Retype the listing below line for line, but only from the line with "What matplotlib code" down to the line with "ax.spines['bottom'].set_zorder(1)", inclusive. Pictures stay out.
((
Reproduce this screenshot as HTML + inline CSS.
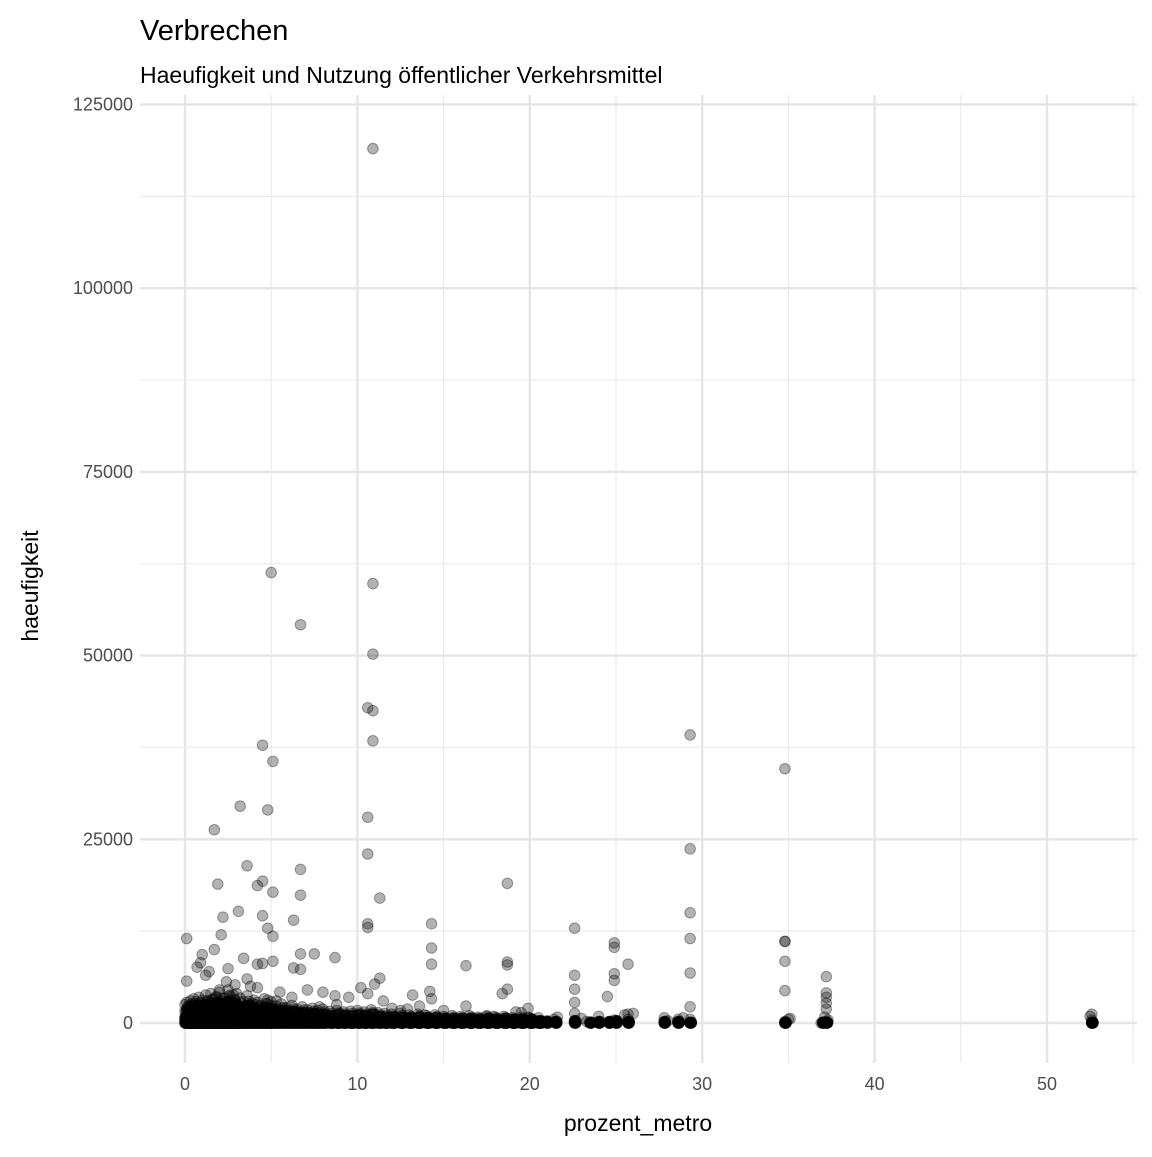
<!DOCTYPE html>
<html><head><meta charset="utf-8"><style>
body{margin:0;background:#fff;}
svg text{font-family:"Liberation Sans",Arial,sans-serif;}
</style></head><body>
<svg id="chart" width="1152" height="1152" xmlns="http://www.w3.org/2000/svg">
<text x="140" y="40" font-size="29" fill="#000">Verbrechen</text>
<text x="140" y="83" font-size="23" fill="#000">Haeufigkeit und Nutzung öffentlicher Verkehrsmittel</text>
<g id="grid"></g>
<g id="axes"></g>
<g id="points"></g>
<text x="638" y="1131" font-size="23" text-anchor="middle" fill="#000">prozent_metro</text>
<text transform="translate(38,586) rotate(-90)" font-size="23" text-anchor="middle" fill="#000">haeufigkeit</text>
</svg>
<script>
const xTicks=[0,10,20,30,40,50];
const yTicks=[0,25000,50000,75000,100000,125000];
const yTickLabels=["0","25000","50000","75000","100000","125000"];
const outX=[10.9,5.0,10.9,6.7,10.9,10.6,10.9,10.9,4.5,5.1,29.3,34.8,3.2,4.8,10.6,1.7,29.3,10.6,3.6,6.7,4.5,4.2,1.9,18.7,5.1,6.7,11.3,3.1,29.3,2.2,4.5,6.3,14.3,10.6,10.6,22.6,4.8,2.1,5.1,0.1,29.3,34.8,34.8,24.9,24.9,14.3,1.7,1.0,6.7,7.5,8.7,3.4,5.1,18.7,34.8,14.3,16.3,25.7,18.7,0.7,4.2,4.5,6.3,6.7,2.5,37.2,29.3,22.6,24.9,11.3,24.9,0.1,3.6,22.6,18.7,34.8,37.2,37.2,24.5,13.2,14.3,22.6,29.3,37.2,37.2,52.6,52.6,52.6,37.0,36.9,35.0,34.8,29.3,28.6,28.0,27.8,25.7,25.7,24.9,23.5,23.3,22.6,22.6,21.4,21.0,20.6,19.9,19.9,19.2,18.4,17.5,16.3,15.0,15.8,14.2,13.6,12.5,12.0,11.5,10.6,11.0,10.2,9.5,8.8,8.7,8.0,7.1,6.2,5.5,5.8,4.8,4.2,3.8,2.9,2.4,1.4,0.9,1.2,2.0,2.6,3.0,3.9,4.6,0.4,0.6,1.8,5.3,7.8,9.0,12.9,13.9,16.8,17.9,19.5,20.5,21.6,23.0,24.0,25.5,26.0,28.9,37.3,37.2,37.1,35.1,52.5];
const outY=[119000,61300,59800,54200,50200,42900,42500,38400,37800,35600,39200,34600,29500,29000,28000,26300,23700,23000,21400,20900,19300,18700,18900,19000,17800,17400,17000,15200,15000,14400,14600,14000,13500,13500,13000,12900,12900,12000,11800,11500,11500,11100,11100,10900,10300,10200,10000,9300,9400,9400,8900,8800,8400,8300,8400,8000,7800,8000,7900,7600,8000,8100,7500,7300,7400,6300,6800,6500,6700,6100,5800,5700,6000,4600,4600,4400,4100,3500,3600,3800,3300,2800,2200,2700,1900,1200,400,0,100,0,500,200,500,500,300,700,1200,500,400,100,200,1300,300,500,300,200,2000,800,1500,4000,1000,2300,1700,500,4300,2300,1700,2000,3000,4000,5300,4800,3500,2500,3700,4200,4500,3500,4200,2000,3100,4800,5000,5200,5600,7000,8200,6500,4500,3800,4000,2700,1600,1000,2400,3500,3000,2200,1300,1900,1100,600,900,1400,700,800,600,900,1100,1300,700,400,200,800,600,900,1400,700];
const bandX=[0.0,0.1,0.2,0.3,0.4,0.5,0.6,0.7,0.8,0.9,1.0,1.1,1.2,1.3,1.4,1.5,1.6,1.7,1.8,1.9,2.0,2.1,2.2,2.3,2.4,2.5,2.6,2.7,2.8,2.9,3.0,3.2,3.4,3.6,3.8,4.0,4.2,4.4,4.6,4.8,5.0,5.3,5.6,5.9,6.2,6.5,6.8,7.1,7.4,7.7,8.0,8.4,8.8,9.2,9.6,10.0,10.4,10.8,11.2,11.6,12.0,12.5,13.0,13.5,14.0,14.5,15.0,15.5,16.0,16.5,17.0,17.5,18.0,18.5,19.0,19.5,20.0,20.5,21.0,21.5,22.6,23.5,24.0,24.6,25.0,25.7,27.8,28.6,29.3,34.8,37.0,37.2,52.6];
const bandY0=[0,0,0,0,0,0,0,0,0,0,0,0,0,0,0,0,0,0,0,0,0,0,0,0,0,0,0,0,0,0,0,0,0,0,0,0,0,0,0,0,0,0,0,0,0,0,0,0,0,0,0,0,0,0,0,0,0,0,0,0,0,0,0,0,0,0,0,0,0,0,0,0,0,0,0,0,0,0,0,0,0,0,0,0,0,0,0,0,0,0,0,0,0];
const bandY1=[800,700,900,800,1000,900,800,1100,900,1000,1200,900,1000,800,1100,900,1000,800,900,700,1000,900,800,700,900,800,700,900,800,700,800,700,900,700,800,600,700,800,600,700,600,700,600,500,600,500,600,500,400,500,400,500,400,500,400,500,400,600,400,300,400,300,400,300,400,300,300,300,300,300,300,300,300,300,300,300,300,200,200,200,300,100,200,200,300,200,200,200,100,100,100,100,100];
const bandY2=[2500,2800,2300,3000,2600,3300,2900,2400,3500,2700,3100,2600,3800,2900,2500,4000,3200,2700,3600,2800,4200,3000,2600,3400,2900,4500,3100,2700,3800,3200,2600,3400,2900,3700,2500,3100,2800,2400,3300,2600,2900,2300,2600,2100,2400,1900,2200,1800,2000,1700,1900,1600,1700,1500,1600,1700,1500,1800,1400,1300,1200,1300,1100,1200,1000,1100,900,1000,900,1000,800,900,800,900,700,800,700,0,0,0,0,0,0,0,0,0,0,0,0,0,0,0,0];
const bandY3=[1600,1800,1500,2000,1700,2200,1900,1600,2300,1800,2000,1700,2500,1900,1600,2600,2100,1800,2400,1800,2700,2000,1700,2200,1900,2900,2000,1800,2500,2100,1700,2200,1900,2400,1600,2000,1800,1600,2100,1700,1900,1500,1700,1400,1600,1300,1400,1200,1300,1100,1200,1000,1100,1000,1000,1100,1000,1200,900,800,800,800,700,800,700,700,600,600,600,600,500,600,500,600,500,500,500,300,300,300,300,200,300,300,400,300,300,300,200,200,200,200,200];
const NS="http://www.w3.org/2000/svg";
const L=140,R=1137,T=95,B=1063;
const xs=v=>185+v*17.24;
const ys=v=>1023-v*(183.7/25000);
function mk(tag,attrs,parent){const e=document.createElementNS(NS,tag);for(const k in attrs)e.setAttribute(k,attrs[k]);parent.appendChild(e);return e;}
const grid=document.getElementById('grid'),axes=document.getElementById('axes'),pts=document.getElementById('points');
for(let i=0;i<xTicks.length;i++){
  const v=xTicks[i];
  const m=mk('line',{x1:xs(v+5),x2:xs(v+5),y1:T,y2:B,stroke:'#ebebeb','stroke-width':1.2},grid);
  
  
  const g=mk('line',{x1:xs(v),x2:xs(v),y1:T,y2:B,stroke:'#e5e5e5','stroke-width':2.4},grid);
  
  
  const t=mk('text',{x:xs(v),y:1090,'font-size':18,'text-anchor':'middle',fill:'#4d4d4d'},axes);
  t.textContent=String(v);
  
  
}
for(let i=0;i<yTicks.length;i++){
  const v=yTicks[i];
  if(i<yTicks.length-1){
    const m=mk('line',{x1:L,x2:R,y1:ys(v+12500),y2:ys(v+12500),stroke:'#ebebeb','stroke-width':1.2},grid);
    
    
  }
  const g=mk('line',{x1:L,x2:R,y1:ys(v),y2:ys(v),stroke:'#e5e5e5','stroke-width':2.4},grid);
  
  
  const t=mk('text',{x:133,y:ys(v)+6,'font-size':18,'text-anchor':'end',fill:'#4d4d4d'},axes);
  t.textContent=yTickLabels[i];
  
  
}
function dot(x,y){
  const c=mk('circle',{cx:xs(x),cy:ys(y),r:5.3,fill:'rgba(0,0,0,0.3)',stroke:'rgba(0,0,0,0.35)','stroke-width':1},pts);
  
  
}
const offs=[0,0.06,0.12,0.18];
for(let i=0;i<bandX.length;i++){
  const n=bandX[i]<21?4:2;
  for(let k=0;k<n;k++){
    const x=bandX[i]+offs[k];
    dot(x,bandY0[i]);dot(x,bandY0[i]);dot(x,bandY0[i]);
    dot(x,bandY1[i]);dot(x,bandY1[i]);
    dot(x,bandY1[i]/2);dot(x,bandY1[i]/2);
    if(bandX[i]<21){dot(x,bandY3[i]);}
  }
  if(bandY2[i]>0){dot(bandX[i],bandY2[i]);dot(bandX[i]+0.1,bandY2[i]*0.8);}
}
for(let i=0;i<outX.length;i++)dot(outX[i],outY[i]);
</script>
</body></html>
))
((
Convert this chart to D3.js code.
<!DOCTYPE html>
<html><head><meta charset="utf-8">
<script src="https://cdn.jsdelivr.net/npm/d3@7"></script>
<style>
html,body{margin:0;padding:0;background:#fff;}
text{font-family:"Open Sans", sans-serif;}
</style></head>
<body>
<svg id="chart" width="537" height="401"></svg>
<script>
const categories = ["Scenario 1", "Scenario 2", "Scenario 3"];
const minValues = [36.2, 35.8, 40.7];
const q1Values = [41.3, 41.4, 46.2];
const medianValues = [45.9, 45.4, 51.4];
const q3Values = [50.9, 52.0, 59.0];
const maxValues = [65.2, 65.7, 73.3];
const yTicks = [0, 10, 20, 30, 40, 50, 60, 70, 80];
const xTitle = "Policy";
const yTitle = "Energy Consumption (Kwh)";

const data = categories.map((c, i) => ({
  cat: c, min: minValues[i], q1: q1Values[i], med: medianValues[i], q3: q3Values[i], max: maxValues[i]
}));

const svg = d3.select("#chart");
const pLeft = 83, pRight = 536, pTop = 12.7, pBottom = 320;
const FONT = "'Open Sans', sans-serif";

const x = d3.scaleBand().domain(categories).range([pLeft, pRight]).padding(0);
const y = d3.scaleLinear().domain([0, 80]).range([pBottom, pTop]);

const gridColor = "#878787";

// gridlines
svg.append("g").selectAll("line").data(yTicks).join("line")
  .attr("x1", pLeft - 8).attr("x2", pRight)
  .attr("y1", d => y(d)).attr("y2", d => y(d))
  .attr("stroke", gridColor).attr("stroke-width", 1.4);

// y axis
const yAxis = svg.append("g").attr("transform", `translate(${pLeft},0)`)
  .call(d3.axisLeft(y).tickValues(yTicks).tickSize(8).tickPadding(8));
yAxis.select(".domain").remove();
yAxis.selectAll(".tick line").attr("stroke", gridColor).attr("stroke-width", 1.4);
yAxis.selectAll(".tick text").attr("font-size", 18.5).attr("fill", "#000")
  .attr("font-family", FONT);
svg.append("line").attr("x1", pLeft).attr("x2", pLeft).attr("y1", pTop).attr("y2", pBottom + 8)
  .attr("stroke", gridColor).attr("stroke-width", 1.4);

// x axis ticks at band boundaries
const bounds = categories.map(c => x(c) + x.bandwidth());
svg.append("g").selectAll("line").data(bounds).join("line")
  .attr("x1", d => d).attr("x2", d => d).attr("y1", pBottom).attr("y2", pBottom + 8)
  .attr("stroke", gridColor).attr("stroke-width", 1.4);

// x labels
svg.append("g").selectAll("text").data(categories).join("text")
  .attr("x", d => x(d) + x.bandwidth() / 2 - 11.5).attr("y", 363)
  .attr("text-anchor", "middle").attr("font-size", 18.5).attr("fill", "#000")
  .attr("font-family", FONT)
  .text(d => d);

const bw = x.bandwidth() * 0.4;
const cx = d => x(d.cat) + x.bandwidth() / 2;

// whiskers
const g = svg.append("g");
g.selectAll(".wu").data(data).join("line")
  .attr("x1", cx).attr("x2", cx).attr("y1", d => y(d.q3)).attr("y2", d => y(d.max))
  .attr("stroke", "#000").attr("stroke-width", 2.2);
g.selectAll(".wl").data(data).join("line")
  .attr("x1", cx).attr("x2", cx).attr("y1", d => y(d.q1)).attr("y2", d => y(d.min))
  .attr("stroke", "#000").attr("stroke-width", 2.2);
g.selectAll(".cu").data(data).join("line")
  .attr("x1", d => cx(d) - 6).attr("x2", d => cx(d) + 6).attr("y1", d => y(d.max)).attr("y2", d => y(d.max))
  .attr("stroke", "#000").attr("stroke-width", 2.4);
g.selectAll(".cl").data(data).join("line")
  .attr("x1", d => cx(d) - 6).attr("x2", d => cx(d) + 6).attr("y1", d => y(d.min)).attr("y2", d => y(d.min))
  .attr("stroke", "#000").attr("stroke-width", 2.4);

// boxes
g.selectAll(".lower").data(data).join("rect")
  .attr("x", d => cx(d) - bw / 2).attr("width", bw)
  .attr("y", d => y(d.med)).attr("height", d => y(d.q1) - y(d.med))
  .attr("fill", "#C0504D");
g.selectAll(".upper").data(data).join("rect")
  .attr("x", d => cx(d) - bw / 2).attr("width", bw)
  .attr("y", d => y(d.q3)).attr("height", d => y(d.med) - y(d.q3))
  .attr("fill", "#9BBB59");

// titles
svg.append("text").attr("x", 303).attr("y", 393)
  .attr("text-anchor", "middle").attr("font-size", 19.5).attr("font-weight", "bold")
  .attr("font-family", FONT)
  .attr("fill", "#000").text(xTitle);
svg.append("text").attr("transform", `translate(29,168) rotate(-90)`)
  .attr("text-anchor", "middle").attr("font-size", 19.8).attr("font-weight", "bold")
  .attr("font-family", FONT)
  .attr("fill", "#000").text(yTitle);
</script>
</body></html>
))
((
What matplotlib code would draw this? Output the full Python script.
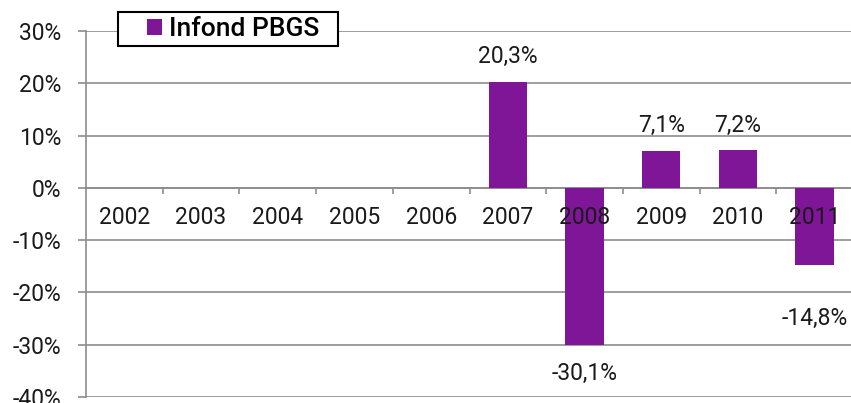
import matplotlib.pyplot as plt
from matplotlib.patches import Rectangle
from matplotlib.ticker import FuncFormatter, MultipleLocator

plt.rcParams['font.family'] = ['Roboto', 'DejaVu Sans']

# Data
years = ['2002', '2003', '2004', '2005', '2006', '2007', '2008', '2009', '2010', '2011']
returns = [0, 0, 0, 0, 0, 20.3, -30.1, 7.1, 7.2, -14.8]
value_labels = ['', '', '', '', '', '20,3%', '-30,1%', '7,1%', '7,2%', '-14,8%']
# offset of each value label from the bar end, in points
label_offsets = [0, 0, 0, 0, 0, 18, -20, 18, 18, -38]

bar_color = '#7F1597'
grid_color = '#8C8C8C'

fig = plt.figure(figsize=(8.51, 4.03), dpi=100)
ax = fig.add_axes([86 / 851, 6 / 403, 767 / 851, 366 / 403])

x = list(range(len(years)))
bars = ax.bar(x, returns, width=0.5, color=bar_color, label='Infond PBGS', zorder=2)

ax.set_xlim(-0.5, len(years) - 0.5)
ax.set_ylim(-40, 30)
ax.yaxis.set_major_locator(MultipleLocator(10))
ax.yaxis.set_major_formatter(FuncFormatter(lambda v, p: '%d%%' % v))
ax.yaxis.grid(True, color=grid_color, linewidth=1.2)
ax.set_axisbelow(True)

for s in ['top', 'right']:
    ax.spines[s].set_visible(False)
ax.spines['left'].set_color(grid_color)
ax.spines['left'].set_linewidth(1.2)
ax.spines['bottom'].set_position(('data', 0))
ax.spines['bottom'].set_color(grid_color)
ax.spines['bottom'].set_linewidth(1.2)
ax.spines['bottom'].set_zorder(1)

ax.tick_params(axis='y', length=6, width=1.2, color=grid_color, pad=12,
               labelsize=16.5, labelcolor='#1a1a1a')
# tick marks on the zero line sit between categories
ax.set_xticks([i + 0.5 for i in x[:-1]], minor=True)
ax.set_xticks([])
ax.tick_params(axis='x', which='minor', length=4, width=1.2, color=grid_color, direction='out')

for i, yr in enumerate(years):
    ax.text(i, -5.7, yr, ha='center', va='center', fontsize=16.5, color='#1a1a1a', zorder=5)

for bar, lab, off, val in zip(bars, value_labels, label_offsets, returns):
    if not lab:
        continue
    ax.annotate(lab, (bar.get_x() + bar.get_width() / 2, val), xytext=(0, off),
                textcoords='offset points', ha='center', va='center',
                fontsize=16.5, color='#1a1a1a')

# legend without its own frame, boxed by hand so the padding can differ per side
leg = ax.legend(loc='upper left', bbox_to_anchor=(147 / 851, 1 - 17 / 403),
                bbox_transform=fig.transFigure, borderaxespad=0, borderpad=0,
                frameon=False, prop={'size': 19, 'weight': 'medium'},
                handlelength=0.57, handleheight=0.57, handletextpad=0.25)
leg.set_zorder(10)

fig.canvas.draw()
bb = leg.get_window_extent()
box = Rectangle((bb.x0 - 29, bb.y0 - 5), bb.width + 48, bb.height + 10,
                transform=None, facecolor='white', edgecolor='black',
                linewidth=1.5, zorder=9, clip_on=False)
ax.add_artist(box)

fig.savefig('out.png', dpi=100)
))
▶ TASK RESPONSE:
What matplotlib code would draw this? Output the full Python script.
import matplotlib.pyplot as plt
from matplotlib.patches import Rectangle
from matplotlib.ticker import FuncFormatter, MultipleLocator

plt.rcParams['font.family'] = ['Roboto', 'DejaVu Sans']

# Data
years = ['2002', '2003', '2004', '2005', '2006', '2007', '2008', '2009', '2010', '2011']
returns = [0, 0, 0, 0, 0, 20.3, -30.1, 7.1, 7.2, -14.8]
value_labels = ['', '', '', '', '', '20,3%', '-30,1%', '7,1%', '7,2%', '-14,8%']
# offset of each value label from the bar end, in points
label_offsets = [0, 0, 0, 0, 0, 18, -20, 18, 18, -38]

bar_color = '#7F1597'
grid_color = '#8C8C8C'

fig = plt.figure(figsize=(8.51, 4.03), dpi=100)
ax = fig.add_axes([86 / 851, 6 / 403, 767 / 851, 366 / 403])

x = list(range(len(years)))
bars = ax.bar(x, returns, width=0.5, color=bar_color, label='Infond PBGS', zorder=2)

ax.set_xlim(-0.5, len(years) - 0.5)
ax.set_ylim(-40, 30)
ax.yaxis.set_major_locator(MultipleLocator(10))
ax.yaxis.set_major_formatter(FuncFormatter(lambda v, p: '%d%%' % v))
ax.yaxis.grid(True, color=grid_color, linewidth=1.2)
ax.set_axisbelow(True)

for s in ['top', 'right']:
    ax.spines[s].set_visible(False)
ax.spines['left'].set_color(grid_color)
ax.spines['left'].set_linewidth(1.2)
ax.spines['bottom'].set_position(('data', 0))
ax.spines['bottom'].set_color(grid_color)
ax.spines['bottom'].set_linewidth(1.2)
ax.spines['bottom'].set_zorder(1)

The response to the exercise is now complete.